Efficient Temporally-Aware DeepFake Detection using H.264 Motion Vectors
This work addresses the need for real-time temporally-aware DeepFake detection in video calls and streaming, but it is incremental as it builds on existing temporal analysis ideas with a more efficient method.
The paper tackled the problem of detecting DeepFake videos by addressing the limitation of ignoring temporal inconsistencies in per-frame methods, and the result was an effective approach using H.264 Motion Vectors and Information Masks that achieved minimal computational costs compared to RGB-only methods.
Video DeepFakes are fake media created with Deep Learning (DL) that manipulate a person's expression or identity. Most current DeepFake detection methods analyze each frame independently, ignoring inconsistencies and unnatural movements between frames. Some newer methods employ optical flow models to capture this temporal aspect, but they are computationally expensive.
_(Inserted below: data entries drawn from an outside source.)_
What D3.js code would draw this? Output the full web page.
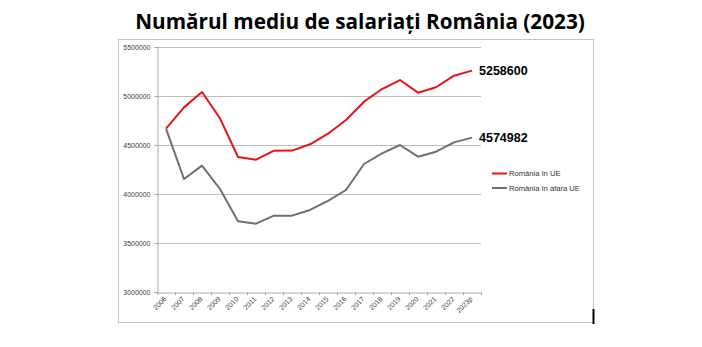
<!DOCTYPE html>
<html><head><meta charset="utf-8">
<script src="https://cdn.jsdelivr.net/npm/d3@7"></script>
<style>body{margin:0;background:#fff}svg{display:block}</style>
</head><body>
<script>
const years = ["2006","2007","2008","2009","2010","2011","2012","2013","2014","2015","2016","2017","2018","2019","2020","2021","2022","2023p"];
const inUE = [4667000,4884000,5041000,4772000,4378000,4350000,4442000,4443000,4507000,4615000,4755000,4942000,5071000,5163000,5034000,5089000,5207000,5258600];
const outUE = [4667000,4153000,4289000,4051000,3721000,3697000,3779000,3779000,3837000,3929000,4041000,4306000,4415000,4500000,4381000,4432000,4527000,4574982];
const yTicks = [3000000,3500000,4000000,4500000,5000000,5500000];
const seriesNames = ["România în UE","România în afara UE"];
const colors = ["#e8141b","#6f6f6f"];
const title = "Numărul mediu de salariați România (2023)";

const W=702,H=347;
const svg=d3.select("body").append("svg").attr("width",W).attr("height",H);
svg.append("rect").attr("width",W).attr("height",H).attr("fill","#fff");

// frame
svg.append("rect").attr("x",118.5).attr("y",39.5).attr("width",475).attr("height",283)
  .attr("fill","#fff").attr("stroke","#c4c4c4").attr("stroke-width",1);
svg.append("line").attr("x1",593.5).attr("x2",593.5).attr("y1",309).attr("y2",324)
  .attr("stroke","#000").attr("stroke-width",2);

const L=157,R=481,T=47,B=292;
const x=d3.scaleBand().domain(years).range([L,R]);
const y=d3.scaleLinear().domain([3000000,5500000]).range([B,T]);

// gridlines
svg.append("g").selectAll("line").data(yTicks.slice(1)).join("line")
  .attr("x1",L).attr("x2",R).attr("y1",d=>Math.round(y(d))+0.5).attr("y2",d=>Math.round(y(d))+0.5)
  .attr("stroke","#bcbcbc").attr("stroke-width",1);

// y axis
const ya=svg.append("g").attr("transform",`translate(${L+0.5},0)`)
  .call(d3.axisLeft(y).tickValues(yTicks).tickSize(3).tickPadding(4).tickFormat(d3.format("d")));
ya.select(".domain").attr("stroke","#a8a8a8");
ya.selectAll(".tick line").attr("stroke","#a8a8a8");
ya.selectAll("text").attr("font-family","Liberation Sans, Arial, sans-serif").attr("font-size",7).attr("fill","#404040");

// x axis
const xa=svg.append("g").attr("transform",`translate(0,${B+0.5})`)
  .call(d3.axisBottom(x).tickSize(0).tickPadding(0));
xa.select(".domain").attr("stroke","#a8a8a8");
xa.selectAll(".tick text").attr("text-anchor","end").attr("font-family","Liberation Sans, Arial, sans-serif")
  .attr("font-size",7).attr("fill","#404040")
  .attr("dy",0).attr("y",0)
  .attr("transform","translate(1,7) rotate(-45)");
svg.append("g").selectAll("line").data(d3.range(years.length+1)).join("line")
  .attr("x1",i=>Math.round(L+i*x.step())+0.5).attr("x2",i=>Math.round(L+i*x.step())+0.5)
  .attr("y1",B).attr("y2",B+3).attr("stroke","#a8a8a8");

// lines
const line=d3.line().x((d,i)=>x(years[i])+x.bandwidth()/2).y(d=>y(d));
[inUE,outUE].forEach((s,k)=>{
  svg.append("path").datum(s).attr("d",line).attr("fill","none")
    .attr("stroke",colors[k]).attr("stroke-width",2).attr("stroke-linejoin","round");
  svg.append("text").attr("x",x(years[years.length-1])+x.bandwidth()/2+7).attr("y",y(s[s.length-1])+4)
    .attr("font-family","Liberation Sans, Arial, sans-serif").attr("font-weight","bold").attr("font-size",12.5)
    .attr("fill","#000").text(d3.format("d")(s[s.length-1]));
});

// legend
seriesNames.forEach((n,k)=>{
  const ly=173.5+k*14.5;
  svg.append("line").attr("x1",492).attr("x2",507).attr("y1",ly).attr("y2",ly)
    .attr("stroke",colors[k]).attr("stroke-width",2);
  svg.append("text").attr("x",509).attr("y",ly+2.8).attr("font-family","Liberation Sans, Arial, sans-serif")
    .attr("font-size",7.6).attr("fill","#303030").text(n);
});

// title
const t=svg.append("text").attr("x",360).attr("y",29).attr("text-anchor","middle")
  .attr("font-family","Open Sans, sans-serif").attr("font-weight","bold").attr("font-size",22)
  .attr("fill","#000").text(title);
const w=t.node().getComputedTextLength();
t.attr("font-size",22*450/w);
</script>
</body></html>
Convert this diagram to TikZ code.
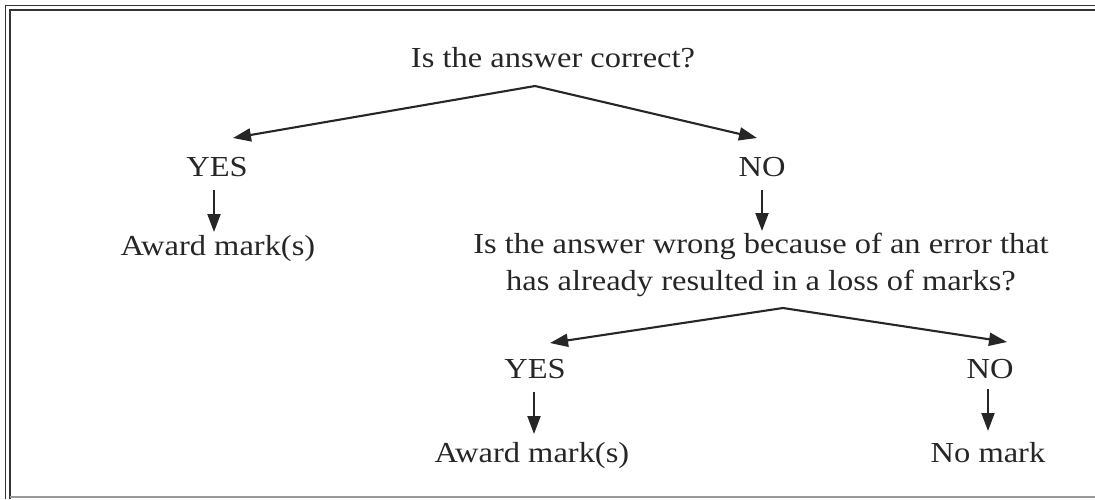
\documentclass[tikz,border=0pt]{standalone}
\usepackage{fontspec}
\setmainfont{Liberation Serif}[FakeStretch=1.12]
\usetikzlibrary{arrows.meta}
\begin{document}
\begin{tikzpicture}[x=1pt,y=-1pt,
  lbl/.style={anchor=base,inner sep=0pt,font=\fontsize{29}{37}\selectfont,text=black!85,align=center},
  arr/.style={line width=2.1pt,draw=black!85,-{Triangle[length=18pt,width=13pt]}},
  frame/.style={draw=black!80}]
\useasboundingbox (0,0) rectangle (1095,499);
% frame
\draw[frame,line width=1.6pt] (5.5,499) -- (5.5,5.5) -- (1095,5.5);
\draw[frame,line width=2pt] (10,499) -- (10,10) -- (1095,10);
\draw[draw=black!40,line width=1.5pt] (10,497) -- (1095,497);
% texts
\node[lbl] (q1) at (553,67) {Is the answer correct?};
\node[lbl] (yes1) at (217,176) {YES};
\node[lbl] (no1) at (762,176) {NO};
\node[lbl] (aw1) at (218,255) {Award mark(s)};
\node[lbl] (q2) at (761,290) {Is the answer wrong because of an error that\\has already resulted in a loss of marks?};
\node[lbl] (yes2) at (535,378) {YES};
\node[lbl] (no2) at (990,378) {NO};
\node[lbl] (aw2) at (532,462) {Award mark(s)};
\node[lbl] (nm) at (988,462) {No mark};
% branch points
\coordinate (a1) at (535,86);
\coordinate (t1l) at (233,138);
\coordinate (t1r) at (757,138);
\coordinate (a2) at (783,308);
\coordinate (t2l) at (550,343);
\coordinate (t2r) at (1007,342);
\draw[arr] (a1) -- (t1l);
\draw[arr] (a1) -- (t1r);
\draw[arr] (a2) -- (t2l);
\draw[arr] (a2) -- (t2r);
% vertical arrows
\draw[arr] (yes1.base) ++(-3,14) coordinate (v1s) (v1s) -- ++(0,42);
\draw[arr] (no1.base) ++(0,14) coordinate (v2s) (v2s) -- ++(0,41);
\draw[arr] (yes2.base) ++(-1,14) coordinate (v3s) (v3s) -- ++(0,42);
\draw[arr] (no2.base) ++(-2,11) coordinate (v4s) (v4s) -- ++(0,42);
\end{tikzpicture}
\end{document}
In contrast, we propose using the related but often ignored Motion Vectors (MVs) and Information Masks (IMs) from the H.264 video codec, to detect temporal inconsistencies in DeepFakes. Our experiments show that this approach is effective and has minimal computational costs, compared with per-frame RGB-only methods. This could lead to new, real-time temporally-aware DeepFake detection methods for video calls and streaming.